5.25: Opcode “tcsi”: telecommunication: sender identification

The “tcsi” opcode is one of the telecommunication family of opcodes used for games conducted via e-mail and similar means. This opcode takes two order dependent string operands. The first operand is the e-mail address of the sender of the EPD record. The second operand is the name of the player (program or human) at the address who is the actual sender of the EPD record.

5.26: Opcode “v0″: variation name (primary, also “v1″ though “v9″)

The opcode “v0″ (lower case letter “v”, digit character zero) indicates a top level variation name that applies to the given position. It is the first of ten ranked variation names, each of which has a mnemonic formed from the lower case letter “v” followed by a single decimal digit. Each of these opcodes takes either a single string operand or no operand at all.

This ten member variation name family of opcodes is intended for use as traditional variation names for a complete game or game fragment.
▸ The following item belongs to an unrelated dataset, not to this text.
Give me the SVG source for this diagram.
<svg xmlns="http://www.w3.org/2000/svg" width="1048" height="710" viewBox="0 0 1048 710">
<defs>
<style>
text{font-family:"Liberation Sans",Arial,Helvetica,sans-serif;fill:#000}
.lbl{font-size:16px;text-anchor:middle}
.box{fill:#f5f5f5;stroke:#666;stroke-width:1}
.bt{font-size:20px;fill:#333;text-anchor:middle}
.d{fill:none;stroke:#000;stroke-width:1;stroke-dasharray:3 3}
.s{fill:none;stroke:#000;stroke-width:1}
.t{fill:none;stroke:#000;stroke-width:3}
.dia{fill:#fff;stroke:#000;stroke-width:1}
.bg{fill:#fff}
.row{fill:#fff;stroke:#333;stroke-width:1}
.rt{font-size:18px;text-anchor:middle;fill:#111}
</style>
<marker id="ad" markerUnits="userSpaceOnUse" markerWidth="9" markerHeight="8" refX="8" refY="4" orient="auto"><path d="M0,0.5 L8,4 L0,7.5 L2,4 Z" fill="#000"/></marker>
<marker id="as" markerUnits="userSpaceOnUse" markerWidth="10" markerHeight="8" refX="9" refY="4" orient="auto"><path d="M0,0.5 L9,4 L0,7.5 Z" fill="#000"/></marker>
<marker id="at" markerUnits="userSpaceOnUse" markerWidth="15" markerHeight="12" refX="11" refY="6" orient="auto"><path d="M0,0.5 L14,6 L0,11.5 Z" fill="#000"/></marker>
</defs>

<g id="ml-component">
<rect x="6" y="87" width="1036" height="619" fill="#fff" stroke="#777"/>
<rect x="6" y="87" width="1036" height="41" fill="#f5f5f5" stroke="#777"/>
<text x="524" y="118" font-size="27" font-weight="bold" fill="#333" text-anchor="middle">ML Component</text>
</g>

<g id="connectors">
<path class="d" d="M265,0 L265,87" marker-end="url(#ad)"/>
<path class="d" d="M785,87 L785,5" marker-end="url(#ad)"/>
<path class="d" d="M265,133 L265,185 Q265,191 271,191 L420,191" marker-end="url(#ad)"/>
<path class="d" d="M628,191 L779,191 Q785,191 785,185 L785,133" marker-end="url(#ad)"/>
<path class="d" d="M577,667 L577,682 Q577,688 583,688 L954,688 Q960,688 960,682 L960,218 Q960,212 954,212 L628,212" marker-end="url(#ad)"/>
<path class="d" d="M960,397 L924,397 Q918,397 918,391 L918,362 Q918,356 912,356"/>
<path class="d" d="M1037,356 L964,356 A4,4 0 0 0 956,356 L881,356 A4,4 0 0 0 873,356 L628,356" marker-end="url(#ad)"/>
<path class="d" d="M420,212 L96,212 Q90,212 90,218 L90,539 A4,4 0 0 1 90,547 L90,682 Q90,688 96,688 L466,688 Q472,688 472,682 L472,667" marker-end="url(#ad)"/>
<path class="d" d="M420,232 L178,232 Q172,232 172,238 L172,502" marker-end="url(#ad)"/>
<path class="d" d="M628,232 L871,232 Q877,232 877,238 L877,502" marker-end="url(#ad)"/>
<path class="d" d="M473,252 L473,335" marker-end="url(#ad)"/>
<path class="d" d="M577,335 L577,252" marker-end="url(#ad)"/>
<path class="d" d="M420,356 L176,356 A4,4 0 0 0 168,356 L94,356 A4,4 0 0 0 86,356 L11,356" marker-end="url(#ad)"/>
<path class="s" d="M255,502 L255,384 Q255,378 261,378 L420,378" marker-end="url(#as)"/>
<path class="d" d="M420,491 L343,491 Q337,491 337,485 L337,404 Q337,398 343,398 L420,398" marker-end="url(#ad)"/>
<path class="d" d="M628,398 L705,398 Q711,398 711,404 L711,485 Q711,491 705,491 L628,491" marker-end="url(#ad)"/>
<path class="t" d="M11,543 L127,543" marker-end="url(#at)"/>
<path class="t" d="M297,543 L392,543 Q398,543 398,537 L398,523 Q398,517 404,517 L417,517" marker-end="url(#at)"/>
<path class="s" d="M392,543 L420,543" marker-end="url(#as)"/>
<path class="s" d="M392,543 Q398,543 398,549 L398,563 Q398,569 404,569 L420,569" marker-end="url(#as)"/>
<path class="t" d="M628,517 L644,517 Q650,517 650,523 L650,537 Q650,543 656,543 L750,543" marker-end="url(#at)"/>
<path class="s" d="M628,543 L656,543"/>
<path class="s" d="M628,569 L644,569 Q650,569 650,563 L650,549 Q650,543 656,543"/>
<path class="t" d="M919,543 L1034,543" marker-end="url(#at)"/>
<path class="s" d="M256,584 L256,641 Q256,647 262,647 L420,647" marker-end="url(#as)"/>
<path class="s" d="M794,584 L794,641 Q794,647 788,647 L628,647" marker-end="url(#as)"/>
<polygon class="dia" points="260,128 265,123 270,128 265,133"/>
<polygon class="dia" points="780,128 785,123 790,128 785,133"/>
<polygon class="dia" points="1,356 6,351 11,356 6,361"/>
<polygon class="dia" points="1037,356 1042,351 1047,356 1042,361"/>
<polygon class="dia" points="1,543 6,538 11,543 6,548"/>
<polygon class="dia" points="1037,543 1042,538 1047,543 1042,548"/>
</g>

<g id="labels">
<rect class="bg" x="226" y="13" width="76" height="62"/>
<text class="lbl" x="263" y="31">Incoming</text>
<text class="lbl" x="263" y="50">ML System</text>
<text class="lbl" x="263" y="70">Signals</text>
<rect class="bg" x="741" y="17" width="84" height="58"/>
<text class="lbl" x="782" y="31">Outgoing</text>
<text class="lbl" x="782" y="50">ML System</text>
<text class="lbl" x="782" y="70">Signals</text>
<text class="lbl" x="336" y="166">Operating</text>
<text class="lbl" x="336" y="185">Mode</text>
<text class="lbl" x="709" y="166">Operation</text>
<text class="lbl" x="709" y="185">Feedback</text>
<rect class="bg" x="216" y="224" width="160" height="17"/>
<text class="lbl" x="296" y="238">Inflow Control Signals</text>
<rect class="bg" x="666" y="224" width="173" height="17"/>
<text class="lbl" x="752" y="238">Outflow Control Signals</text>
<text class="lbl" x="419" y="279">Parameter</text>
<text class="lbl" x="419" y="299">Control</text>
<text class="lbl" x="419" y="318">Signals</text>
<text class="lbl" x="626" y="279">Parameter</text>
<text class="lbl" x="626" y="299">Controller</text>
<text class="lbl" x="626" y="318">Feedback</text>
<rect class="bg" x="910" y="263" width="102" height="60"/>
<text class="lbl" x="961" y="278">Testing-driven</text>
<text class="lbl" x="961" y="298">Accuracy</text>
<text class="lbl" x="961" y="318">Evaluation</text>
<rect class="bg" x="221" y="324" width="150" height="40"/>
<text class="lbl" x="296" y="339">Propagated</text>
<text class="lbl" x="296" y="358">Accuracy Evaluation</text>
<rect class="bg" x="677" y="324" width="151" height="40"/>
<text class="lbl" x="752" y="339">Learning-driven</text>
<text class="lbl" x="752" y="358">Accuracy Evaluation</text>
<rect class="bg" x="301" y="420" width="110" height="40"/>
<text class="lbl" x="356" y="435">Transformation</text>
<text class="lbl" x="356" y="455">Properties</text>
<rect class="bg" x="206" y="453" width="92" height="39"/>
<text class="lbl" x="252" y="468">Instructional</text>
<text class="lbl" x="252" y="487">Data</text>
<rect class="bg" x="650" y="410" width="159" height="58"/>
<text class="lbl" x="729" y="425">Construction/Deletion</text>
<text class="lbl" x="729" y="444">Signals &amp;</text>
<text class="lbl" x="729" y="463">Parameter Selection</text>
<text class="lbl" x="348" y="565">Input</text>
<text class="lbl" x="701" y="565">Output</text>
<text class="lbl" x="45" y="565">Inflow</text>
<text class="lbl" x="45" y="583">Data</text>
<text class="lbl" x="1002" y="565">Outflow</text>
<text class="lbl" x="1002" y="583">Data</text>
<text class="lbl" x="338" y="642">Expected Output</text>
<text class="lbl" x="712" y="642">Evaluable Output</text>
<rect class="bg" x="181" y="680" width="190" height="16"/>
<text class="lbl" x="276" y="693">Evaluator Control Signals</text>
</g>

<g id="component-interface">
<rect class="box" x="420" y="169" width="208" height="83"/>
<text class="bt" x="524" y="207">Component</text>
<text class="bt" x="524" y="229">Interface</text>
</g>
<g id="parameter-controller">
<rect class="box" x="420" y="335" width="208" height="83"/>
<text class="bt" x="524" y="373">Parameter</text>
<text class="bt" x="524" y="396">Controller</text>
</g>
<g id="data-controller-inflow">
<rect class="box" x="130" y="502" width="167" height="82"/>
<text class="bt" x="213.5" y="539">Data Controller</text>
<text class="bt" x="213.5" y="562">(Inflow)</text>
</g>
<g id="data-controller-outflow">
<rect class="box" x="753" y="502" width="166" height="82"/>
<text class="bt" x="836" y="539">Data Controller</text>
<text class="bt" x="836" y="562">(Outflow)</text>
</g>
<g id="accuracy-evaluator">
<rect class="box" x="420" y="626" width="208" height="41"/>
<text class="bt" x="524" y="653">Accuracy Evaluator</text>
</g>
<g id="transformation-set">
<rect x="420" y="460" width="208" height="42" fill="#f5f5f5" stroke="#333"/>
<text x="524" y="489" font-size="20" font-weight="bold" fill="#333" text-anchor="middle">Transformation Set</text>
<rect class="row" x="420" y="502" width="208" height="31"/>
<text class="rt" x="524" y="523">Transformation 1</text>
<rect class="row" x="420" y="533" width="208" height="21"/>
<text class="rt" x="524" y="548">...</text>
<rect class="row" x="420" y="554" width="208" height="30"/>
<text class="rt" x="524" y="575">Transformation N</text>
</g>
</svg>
The usual processing of these opcodes are as follows:

1) At the beginning of a game (or game fragment), a move sequence scanning program initializes each element of its set of ten variation name string registers to be null.

2) As the EPD record for each position in the game is processed, the variation name operations are interpreted from left to right. (Actually, all operations in n EPD record are interpreted from left to right.) Because operations appear in ASCII order according to their opcode mnemonics, opcode “v0″ (if present) will be handled prior to all other opcodes, then opcode “v1″ (if present), and so forth until opcode “v9″ (if present).

3) The processing of opcode “vN” (0 <= N <= 9) involves two steps. First, all variation name string registers with an index equal to or greater than N are set to null. (This is the set “vN” though “v9″.) Second, and only if a string operand is present, the value of the corresponding variation name string register is set equal to the string operand.